(GOAL OF THE EXERCISE):
Copy the data exactly from the line that contains "Convert this diagram to TikZ code." through the line that contains "(0,0) rectangle (435,353);", keeping both end lines and leaving out everything else.

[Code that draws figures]

----

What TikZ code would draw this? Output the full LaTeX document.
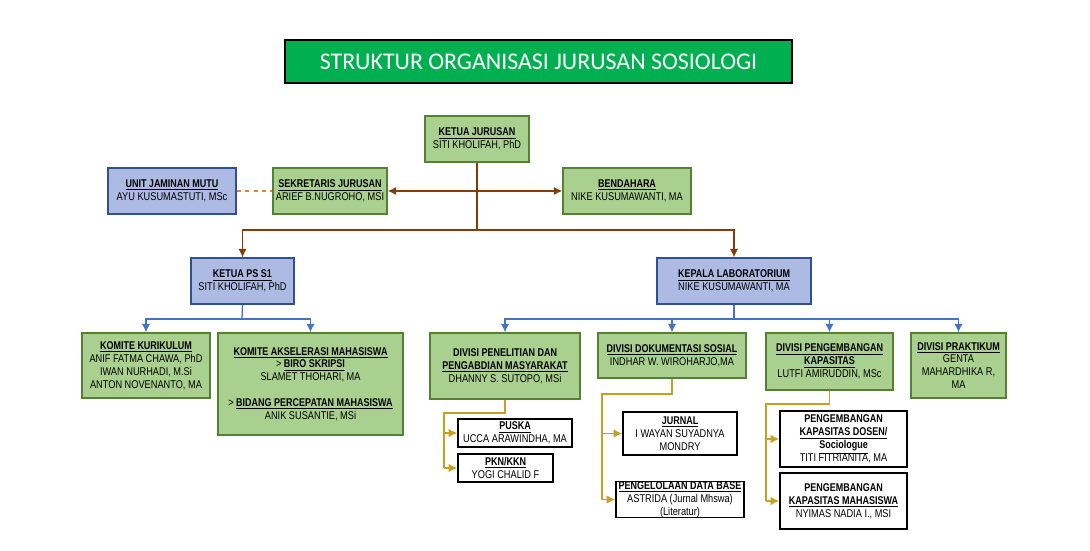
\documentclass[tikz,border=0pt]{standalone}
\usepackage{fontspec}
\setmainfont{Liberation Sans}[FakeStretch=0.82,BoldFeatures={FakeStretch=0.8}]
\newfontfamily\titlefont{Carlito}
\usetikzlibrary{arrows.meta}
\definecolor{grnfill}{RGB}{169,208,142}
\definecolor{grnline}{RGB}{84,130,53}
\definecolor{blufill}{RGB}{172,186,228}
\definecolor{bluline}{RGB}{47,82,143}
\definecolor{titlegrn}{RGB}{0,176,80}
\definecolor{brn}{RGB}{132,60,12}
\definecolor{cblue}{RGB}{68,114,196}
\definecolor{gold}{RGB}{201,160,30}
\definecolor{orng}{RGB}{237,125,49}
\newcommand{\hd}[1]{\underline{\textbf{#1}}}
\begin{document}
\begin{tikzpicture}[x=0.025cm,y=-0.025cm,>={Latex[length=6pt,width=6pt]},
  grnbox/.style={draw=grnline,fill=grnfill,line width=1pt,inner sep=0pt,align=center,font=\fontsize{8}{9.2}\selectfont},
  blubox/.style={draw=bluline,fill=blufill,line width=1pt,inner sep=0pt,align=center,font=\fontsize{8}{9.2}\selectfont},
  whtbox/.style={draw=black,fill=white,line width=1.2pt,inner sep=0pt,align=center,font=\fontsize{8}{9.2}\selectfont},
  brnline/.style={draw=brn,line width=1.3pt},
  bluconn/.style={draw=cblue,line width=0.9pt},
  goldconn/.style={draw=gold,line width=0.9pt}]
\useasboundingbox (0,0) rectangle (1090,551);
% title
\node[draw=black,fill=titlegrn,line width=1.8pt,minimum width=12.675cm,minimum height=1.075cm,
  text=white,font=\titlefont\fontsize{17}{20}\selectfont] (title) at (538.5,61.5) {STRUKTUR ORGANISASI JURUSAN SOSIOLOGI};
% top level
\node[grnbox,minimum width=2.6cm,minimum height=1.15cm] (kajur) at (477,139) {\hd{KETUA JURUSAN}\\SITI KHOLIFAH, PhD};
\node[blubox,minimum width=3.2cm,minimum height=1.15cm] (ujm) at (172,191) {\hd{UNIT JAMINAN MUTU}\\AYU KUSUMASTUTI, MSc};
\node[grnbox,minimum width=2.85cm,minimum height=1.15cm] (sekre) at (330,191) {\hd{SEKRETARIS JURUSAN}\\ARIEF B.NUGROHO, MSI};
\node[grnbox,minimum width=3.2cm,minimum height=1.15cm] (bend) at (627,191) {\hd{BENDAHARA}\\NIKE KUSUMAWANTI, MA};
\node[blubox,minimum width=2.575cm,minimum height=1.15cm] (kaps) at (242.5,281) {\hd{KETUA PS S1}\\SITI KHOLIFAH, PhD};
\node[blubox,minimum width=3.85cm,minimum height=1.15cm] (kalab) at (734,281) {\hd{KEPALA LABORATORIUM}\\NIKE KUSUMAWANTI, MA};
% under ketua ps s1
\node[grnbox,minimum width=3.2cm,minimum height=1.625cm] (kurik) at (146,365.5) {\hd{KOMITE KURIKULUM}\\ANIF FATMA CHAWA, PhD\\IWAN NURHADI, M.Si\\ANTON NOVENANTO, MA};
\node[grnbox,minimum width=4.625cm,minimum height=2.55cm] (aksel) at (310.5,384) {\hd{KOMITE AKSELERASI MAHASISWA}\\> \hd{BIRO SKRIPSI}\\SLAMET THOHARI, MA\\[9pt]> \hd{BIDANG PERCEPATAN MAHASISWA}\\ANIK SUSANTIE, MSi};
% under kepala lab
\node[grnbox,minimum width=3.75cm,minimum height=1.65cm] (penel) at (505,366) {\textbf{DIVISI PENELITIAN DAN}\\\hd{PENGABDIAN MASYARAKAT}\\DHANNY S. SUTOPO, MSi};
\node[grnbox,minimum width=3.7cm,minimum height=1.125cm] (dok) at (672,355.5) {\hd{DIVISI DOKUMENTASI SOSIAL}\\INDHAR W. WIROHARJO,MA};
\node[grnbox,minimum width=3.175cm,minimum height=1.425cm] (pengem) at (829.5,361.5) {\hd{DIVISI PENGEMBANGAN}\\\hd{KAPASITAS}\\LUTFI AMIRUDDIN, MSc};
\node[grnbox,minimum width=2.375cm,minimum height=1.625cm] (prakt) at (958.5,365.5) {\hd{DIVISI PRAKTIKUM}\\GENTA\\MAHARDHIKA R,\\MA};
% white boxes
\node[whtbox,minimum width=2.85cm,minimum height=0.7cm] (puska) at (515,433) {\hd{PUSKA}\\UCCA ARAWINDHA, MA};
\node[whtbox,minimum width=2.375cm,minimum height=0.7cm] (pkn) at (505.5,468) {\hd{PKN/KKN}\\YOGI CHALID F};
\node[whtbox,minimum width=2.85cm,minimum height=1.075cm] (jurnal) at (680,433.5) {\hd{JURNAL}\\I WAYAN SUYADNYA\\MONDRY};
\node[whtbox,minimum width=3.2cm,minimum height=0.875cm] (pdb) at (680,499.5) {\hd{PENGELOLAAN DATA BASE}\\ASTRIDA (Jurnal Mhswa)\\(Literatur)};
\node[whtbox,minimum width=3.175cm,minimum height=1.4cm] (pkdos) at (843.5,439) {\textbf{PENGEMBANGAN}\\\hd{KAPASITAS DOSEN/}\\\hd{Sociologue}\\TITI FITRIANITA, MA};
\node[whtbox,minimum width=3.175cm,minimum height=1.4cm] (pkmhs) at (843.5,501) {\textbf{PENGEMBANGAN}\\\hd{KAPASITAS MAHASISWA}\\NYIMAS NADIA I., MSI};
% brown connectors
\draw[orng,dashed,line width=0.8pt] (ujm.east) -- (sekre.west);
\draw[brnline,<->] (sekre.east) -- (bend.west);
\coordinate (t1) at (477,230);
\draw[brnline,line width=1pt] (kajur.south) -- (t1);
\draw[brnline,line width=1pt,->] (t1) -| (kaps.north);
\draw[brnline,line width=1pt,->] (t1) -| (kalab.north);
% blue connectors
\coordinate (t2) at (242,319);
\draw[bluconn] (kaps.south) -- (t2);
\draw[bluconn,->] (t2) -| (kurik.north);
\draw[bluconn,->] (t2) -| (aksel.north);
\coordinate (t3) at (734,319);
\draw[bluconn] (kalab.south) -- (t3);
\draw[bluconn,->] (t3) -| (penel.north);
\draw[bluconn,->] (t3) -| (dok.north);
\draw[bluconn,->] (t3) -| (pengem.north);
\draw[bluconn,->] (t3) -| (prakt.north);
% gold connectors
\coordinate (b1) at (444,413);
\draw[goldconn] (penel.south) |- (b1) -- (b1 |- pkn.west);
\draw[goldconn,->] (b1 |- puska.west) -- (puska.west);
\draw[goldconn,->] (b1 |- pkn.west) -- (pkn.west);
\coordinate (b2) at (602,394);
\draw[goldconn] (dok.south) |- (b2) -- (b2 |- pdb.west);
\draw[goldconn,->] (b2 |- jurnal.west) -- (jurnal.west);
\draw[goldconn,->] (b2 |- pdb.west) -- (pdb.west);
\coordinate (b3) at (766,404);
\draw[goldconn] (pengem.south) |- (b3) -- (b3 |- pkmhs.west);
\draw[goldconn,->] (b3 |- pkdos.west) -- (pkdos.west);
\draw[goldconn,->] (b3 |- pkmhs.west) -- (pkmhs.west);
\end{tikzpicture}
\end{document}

----

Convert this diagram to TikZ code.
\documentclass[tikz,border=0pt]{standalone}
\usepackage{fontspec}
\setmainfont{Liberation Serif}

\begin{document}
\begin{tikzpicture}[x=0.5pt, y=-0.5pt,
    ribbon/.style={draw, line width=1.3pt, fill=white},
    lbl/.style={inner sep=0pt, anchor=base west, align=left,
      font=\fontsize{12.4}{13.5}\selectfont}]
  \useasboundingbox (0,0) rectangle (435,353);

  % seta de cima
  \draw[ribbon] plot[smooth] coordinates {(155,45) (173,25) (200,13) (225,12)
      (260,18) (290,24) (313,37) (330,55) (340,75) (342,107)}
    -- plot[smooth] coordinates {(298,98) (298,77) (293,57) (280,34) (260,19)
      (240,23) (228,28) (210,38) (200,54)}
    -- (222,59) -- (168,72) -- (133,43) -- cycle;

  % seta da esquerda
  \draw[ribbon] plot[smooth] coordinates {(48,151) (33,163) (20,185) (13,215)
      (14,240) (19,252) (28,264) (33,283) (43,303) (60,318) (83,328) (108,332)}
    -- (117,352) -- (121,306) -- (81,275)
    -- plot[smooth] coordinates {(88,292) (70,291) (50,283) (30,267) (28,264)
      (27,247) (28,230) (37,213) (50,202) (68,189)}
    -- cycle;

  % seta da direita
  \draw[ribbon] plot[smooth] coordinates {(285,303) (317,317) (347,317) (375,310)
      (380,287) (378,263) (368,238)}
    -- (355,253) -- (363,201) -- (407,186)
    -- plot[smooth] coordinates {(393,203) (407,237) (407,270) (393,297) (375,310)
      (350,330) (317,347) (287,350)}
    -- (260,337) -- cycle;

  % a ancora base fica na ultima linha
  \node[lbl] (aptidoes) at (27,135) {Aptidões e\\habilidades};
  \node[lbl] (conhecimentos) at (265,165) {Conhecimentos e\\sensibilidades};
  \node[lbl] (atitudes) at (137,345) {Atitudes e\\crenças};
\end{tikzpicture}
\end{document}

----

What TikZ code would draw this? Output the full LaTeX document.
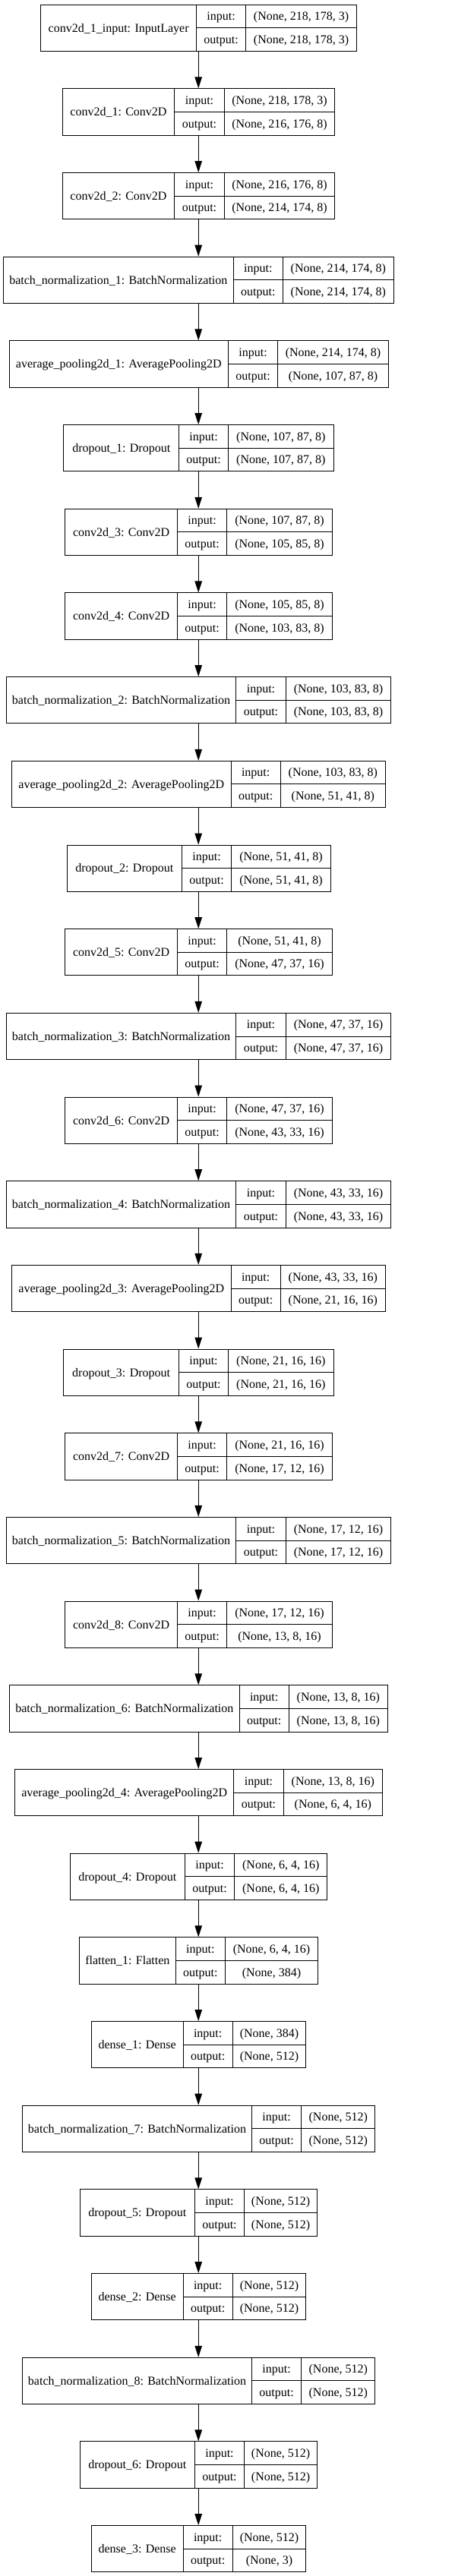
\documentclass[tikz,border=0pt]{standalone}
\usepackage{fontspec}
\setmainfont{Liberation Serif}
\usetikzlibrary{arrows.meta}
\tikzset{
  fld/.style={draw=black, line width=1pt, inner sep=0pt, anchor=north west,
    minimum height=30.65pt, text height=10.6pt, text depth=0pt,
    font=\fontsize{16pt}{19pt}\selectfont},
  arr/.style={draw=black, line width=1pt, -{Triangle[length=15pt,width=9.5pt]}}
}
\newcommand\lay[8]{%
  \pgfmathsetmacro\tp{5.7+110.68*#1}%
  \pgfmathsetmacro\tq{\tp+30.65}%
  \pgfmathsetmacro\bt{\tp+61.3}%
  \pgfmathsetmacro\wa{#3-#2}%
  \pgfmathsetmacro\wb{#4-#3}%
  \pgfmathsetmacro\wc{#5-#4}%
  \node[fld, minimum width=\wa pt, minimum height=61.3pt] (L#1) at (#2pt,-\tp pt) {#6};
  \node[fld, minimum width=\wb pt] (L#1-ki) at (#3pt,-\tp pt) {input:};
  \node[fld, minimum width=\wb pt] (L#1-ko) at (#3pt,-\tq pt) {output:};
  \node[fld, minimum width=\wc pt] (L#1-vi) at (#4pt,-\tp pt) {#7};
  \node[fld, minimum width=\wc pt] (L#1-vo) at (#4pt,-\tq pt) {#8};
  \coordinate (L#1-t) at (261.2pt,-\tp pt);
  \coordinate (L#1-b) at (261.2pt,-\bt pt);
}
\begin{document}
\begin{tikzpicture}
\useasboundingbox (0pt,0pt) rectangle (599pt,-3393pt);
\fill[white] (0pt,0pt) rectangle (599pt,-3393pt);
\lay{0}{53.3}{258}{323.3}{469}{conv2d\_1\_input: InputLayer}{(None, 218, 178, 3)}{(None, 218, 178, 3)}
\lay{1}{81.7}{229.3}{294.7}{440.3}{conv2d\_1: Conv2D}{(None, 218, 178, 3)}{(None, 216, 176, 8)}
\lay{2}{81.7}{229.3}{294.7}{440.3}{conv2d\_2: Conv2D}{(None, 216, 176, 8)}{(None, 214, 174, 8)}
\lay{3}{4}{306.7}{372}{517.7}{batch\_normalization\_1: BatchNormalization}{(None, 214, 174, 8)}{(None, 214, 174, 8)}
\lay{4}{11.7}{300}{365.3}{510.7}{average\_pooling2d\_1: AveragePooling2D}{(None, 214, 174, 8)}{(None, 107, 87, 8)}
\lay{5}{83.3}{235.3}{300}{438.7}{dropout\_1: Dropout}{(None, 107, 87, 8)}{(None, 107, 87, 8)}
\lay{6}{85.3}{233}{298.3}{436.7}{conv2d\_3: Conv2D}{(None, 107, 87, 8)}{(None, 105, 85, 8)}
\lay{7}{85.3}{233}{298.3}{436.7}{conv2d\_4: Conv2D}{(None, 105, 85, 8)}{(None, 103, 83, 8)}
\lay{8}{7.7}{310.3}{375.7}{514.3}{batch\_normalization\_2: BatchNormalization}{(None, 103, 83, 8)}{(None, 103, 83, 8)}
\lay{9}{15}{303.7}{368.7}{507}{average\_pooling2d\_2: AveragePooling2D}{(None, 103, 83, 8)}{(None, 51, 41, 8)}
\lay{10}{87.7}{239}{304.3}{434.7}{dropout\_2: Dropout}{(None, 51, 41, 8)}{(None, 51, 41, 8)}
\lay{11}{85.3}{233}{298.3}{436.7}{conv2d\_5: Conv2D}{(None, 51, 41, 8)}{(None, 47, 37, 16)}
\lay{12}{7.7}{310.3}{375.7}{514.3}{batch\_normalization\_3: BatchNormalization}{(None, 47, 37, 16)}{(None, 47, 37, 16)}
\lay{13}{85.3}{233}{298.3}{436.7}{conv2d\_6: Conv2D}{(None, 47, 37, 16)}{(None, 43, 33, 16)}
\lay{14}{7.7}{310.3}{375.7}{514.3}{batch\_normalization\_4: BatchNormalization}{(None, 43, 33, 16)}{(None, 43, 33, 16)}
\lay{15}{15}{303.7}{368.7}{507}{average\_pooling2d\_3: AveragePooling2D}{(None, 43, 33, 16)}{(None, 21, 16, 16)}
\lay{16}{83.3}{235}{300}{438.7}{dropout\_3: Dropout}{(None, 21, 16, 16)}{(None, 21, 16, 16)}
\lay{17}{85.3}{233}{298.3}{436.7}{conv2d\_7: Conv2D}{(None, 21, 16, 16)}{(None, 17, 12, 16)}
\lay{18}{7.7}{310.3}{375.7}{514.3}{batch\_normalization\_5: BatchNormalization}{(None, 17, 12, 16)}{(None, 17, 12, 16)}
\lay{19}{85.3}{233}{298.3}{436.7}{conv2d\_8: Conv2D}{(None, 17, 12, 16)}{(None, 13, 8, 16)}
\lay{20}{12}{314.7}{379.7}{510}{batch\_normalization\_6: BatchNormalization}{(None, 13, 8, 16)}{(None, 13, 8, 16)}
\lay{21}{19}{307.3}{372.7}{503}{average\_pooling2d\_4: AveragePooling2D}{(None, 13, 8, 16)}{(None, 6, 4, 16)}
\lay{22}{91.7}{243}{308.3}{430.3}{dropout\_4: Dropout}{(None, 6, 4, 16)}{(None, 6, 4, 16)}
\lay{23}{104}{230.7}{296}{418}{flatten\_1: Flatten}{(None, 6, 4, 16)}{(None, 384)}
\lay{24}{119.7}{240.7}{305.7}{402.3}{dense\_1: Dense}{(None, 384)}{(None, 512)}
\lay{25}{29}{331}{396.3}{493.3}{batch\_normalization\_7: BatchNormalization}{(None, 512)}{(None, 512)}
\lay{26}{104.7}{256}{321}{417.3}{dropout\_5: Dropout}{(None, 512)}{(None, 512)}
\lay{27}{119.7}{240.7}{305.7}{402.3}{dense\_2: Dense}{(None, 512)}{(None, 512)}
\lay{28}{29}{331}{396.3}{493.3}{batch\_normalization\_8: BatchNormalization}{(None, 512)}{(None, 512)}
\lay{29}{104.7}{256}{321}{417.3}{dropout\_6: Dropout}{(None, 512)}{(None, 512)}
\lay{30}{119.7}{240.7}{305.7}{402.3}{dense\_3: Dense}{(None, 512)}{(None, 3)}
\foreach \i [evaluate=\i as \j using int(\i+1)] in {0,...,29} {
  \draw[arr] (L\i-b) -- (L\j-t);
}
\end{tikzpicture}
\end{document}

----

(FINISHED TASK):
Convert this diagram to TikZ code.
\documentclass[tikz,border=0pt]{standalone}
\usepackage{fontspec}
\setmainfont{Liberation Serif}

\begin{document}
\begin{tikzpicture}[x=0.5pt, y=-0.5pt,
    ribbon/.style={draw, line width=1.3pt, fill=white},
    lbl/.style={inner sep=0pt, anchor=base west, align=left,
      font=\fontsize{12.4}{13.5}\selectfont}]
  \useasboundingbox (0,0) rectangle (435,353);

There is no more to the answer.